start
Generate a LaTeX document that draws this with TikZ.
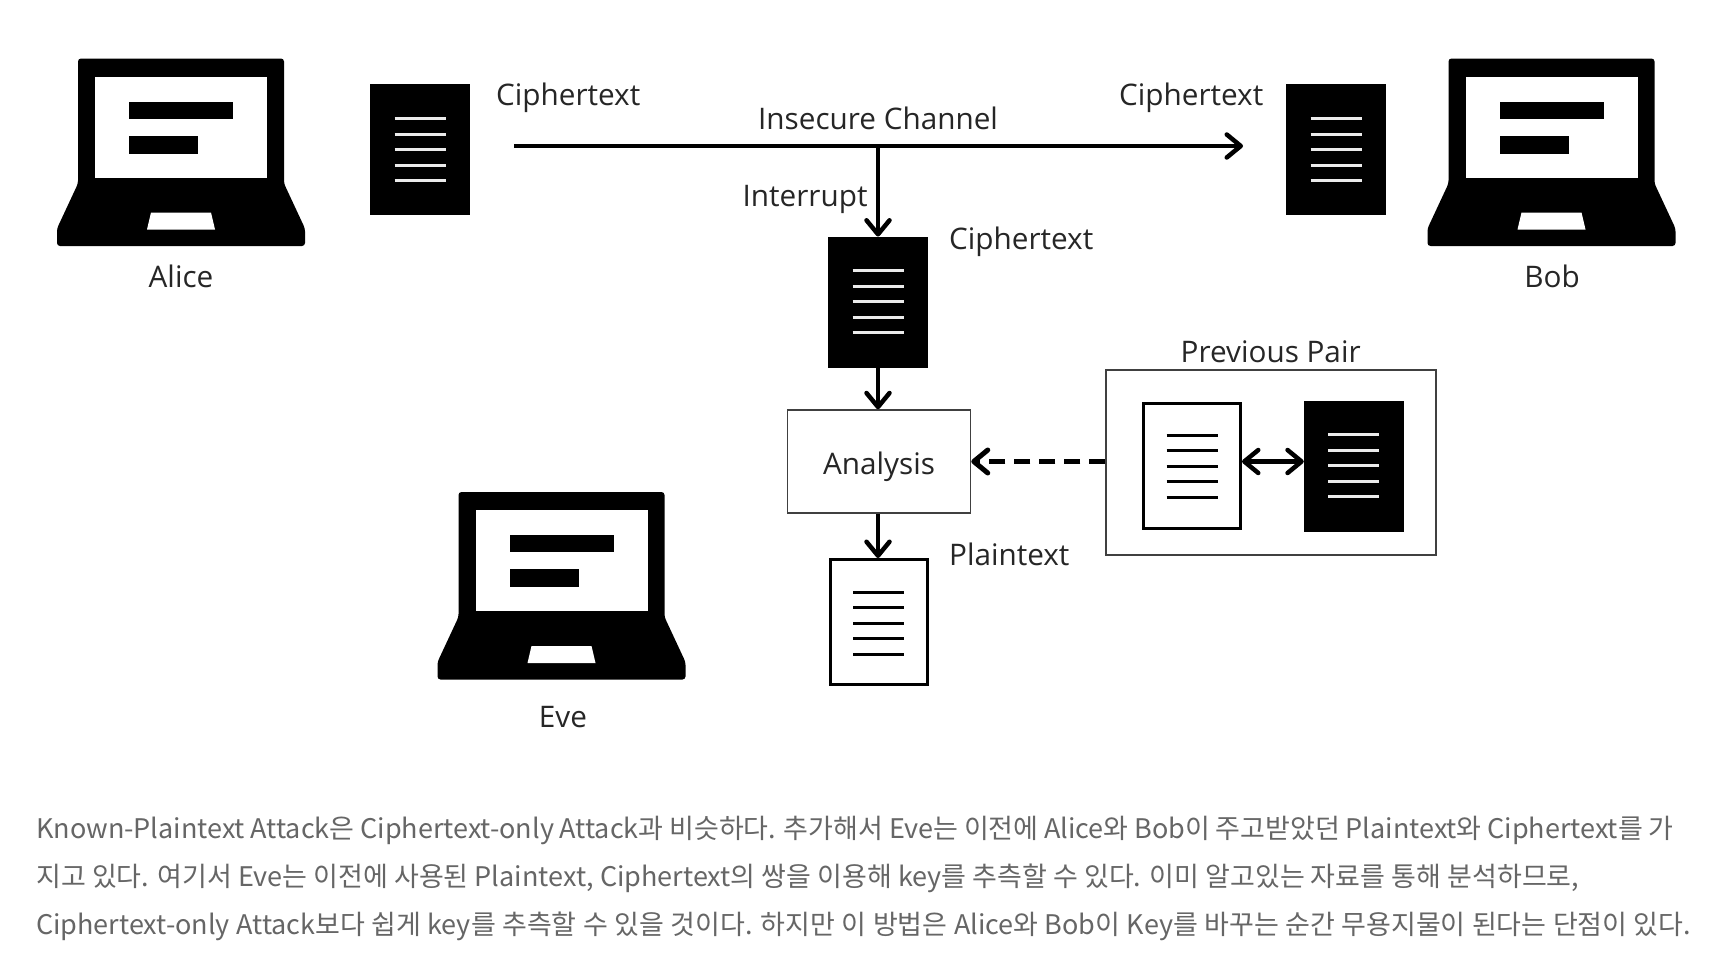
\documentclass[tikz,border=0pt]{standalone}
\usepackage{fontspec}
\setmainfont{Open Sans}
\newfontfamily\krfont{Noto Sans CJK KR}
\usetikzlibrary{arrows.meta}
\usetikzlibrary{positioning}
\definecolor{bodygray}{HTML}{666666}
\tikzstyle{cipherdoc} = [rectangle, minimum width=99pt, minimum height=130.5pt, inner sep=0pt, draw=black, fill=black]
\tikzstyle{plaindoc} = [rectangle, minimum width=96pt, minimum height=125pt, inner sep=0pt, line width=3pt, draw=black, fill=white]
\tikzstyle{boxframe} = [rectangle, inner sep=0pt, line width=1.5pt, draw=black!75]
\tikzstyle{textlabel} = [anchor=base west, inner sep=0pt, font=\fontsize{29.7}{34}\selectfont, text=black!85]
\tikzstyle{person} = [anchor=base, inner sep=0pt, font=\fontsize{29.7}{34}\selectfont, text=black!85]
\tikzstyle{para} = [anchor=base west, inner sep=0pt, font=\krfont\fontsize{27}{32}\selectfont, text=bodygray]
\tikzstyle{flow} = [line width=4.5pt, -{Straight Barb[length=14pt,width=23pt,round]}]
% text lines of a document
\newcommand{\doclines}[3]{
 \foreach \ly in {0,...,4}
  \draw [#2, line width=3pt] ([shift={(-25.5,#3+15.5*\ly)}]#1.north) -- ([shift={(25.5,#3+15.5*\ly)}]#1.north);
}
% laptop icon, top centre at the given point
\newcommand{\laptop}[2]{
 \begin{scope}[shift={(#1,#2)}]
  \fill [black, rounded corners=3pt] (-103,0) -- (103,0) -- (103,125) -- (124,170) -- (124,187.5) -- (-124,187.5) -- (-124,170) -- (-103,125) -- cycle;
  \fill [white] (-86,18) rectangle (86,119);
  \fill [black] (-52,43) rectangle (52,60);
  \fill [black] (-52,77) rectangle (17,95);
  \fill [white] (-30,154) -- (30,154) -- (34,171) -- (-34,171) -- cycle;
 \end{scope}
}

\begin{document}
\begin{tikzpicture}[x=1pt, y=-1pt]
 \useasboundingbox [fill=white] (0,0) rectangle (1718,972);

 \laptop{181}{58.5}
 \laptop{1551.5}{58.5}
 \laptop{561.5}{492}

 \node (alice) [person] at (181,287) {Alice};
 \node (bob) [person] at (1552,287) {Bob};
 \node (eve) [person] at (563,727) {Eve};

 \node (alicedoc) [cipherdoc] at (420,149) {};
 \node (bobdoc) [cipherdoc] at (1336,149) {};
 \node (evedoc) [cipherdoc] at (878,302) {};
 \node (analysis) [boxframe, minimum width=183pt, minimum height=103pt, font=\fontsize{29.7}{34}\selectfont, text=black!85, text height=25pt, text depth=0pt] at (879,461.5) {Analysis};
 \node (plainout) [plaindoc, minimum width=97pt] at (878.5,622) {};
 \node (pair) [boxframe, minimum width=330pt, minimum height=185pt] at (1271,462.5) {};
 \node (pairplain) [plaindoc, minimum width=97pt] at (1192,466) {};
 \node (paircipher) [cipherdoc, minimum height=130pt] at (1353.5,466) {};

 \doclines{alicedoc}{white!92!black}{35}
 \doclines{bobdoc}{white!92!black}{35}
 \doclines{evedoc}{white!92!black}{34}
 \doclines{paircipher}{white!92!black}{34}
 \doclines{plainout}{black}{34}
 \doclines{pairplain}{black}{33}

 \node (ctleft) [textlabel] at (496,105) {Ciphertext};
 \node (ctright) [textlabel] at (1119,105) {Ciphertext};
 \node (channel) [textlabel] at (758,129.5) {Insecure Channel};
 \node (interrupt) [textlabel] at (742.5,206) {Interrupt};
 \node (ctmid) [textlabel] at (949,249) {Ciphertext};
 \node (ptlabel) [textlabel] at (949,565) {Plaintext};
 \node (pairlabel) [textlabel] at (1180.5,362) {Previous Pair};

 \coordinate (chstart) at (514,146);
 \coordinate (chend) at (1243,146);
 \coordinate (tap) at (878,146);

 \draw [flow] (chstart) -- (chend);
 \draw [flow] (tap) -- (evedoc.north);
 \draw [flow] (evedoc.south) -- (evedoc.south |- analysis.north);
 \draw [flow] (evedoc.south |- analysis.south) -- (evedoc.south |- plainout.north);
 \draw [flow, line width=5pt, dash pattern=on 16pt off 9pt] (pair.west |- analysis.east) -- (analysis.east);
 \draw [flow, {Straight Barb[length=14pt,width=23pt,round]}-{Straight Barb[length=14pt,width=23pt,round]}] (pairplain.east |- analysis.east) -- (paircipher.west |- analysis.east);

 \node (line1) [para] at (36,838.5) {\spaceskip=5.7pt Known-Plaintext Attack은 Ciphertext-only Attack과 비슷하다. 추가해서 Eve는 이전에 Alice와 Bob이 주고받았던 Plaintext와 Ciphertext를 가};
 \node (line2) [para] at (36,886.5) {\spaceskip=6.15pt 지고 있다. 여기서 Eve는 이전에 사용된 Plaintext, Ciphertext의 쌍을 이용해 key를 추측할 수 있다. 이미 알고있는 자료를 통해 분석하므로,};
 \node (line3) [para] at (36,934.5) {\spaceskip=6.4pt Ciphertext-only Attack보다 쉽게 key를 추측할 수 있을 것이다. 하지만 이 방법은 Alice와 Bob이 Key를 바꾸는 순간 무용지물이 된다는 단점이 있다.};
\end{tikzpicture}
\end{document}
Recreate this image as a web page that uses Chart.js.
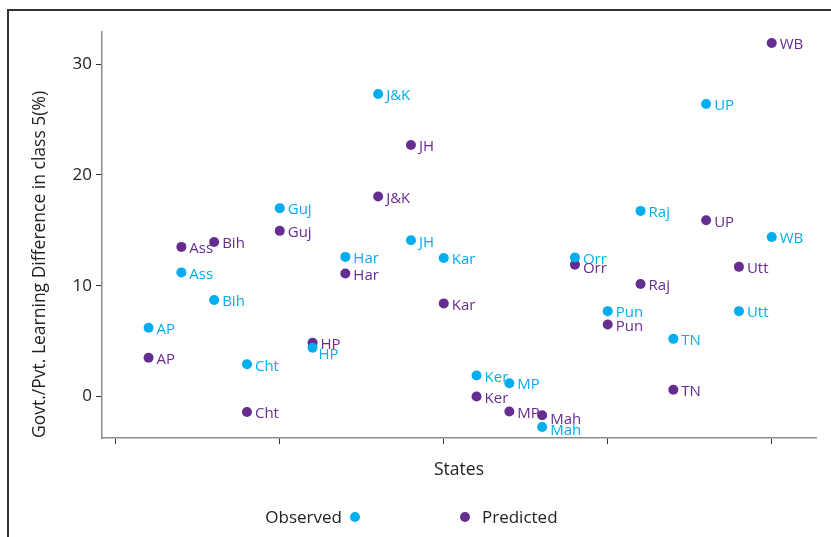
end
◆ What is required: Reproduce each entry verbatim, excluding any embedded images.

◆ Result:
Generate a LaTeX document that draws this with TikZ.
\documentclass[tikz,border=0pt]{standalone}
\usepackage{fontspec}
\setmainfont{Open Sans}
\newfontfamily\krfont{Noto Sans CJK KR}
\usetikzlibrary{arrows.meta}
\usetikzlibrary{positioning}
\definecolor{bodygray}{HTML}{666666}
\tikzstyle{cipherdoc} = [rectangle, minimum width=99pt, minimum height=130.5pt, inner sep=0pt, draw=black, fill=black]
\tikzstyle{plaindoc} = [rectangle, minimum width=96pt, minimum height=125pt, inner sep=0pt, line width=3pt, draw=black, fill=white]
\tikzstyle{boxframe} = [rectangle, inner sep=0pt, line width=1.5pt, draw=black!75]
\tikzstyle{textlabel} = [anchor=base west, inner sep=0pt, font=\fontsize{29.7}{34}\selectfont, text=black!85]
\tikzstyle{person} = [anchor=base, inner sep=0pt, font=\fontsize{29.7}{34}\selectfont, text=black!85]
\tikzstyle{para} = [anchor=base west, inner sep=0pt, font=\krfont\fontsize{27}{32}\selectfont, text=bodygray]
\tikzstyle{flow} = [line width=4.5pt, -{Straight Barb[length=14pt,width=23pt,round]}]
% text lines of a document
\newcommand{\doclines}[3]{
 \foreach \ly in {0,...,4}
  \draw [#2, line width=3pt] ([shift={(-25.5,#3+15.5*\ly)}]#1.north) -- ([shift={(25.5,#3+15.5*\ly)}]#1.north);
}
% laptop icon, top centre at the given point
\newcommand{\laptop}[2]{
 \begin{scope}[shift={(#1,#2)}]
  \fill [black, rounded corners=3pt] (-103,0) -- (103,0) -- (103,125) -- (124,170) -- (124,187.5) -- (-124,187.5) -- (-124,170) -- (-103,125) -- cycle;
  \fill [white] (-86,18) rectangle (86,119);
  \fill [black] (-52,43) rectangle (52,60);
  \fill [black] (-52,77) rectangle (17,95);
  \fill [white] (-30,154) -- (30,154) -- (34,171) -- (-34,171) -- cycle;
 \end{scope}
}

\begin{document}
\begin{tikzpicture}[x=1pt, y=-1pt]
 \useasboundingbox [fill=white] (0,0) rectangle (1718,972);

 \laptop{181}{58.5}
 \laptop{1551.5}{58.5}
 \laptop{561.5}{492}

 \node (alice) [person] at (181,287) {Alice};
 \node (bob) [person] at (1552,287) {Bob};
 \node (eve) [person] at (563,727) {Eve};

 \node (alicedoc) [cipherdoc] at (420,149) {};
 \node (bobdoc) [cipherdoc] at (1336,149) {};
 \node (evedoc) [cipherdoc] at (878,302) {};
 \node (analysis) [boxframe, minimum width=183pt, minimum height=103pt, font=\fontsize{29.7}{34}\selectfont, text=black!85, text height=25pt, text depth=0pt] at (879,461.5) {Analysis};
 \node (plainout) [plaindoc, minimum width=97pt] at (878.5,622) {};
 \node (pair) [boxframe, minimum width=330pt, minimum height=185pt] at (1271,462.5) {};
 \node (pairplain) [plaindoc, minimum width=97pt] at (1192,466) {};
 \node (paircipher) [cipherdoc, minimum height=130pt] at (1353.5,466) {};

 \doclines{alicedoc}{white!92!black}{35}
 \doclines{bobdoc}{white!92!black}{35}
 \doclines{evedoc}{white!92!black}{34}
 \doclines{paircipher}{white!92!black}{34}
 \doclines{plainout}{black}{34}
 \doclines{pairplain}{black}{33}

 \node (ctleft) [textlabel] at (496,105) {Ciphertext};
 \node (ctright) [textlabel] at (1119,105) {Ciphertext};
 \node (channel) [textlabel] at (758,129.5) {Insecure Channel};
 \node (interrupt) [textlabel] at (742.5,206) {Interrupt};
 \node (ctmid) [textlabel] at (949,249) {Ciphertext};
 \node (ptlabel) [textlabel] at (949,565) {Plaintext};
 \node (pairlabel) [textlabel] at (1180.5,362) {Previous Pair};

 \coordinate (chstart) at (514,146);
 \coordinate (chend) at (1243,146);
 \coordinate (tap) at (878,146);

 \draw [flow] (chstart) -- (chend);
 \draw [flow] (tap) -- (evedoc.north);
 \draw [flow] (evedoc.south) -- (evedoc.south |- analysis.north);
 \draw [flow] (evedoc.south |- analysis.south) -- (evedoc.south |- plainout.north);
 \draw [flow, line width=5pt, dash pattern=on 16pt off 9pt] (pair.west |- analysis.east) -- (analysis.east);
 \draw [flow, {Straight Barb[length=14pt,width=23pt,round]}-{Straight Barb[length=14pt,width=23pt,round]}] (pairplain.east |- analysis.east) -- (paircipher.west |- analysis.east);

 \node (line1) [para] at (36,838.5) {\spaceskip=5.7pt Known-Plaintext Attack은 Ciphertext-only Attack과 비슷하다. 추가해서 Eve는 이전에 Alice와 Bob이 주고받았던 Plaintext와 Ciphertext를 가};
 \node (line2) [para] at (36,886.5) {\spaceskip=6.15pt 지고 있다. 여기서 Eve는 이전에 사용된 Plaintext, Ciphertext의 쌍을 이용해 key를 추측할 수 있다. 이미 알고있는 자료를 통해 분석하므로,};
 \node (line3) [para] at (36,934.5) {\spaceskip=6.4pt Ciphertext-only Attack보다 쉽게 key를 추측할 수 있을 것이다. 하지만 이 방법은 Alice와 Bob이 Key를 바꾸는 순간 무용지물이 된다는 단점이 있다.};
\end{tikzpicture}
\end{document}
Recreate this image as a web page that uses Chart.js.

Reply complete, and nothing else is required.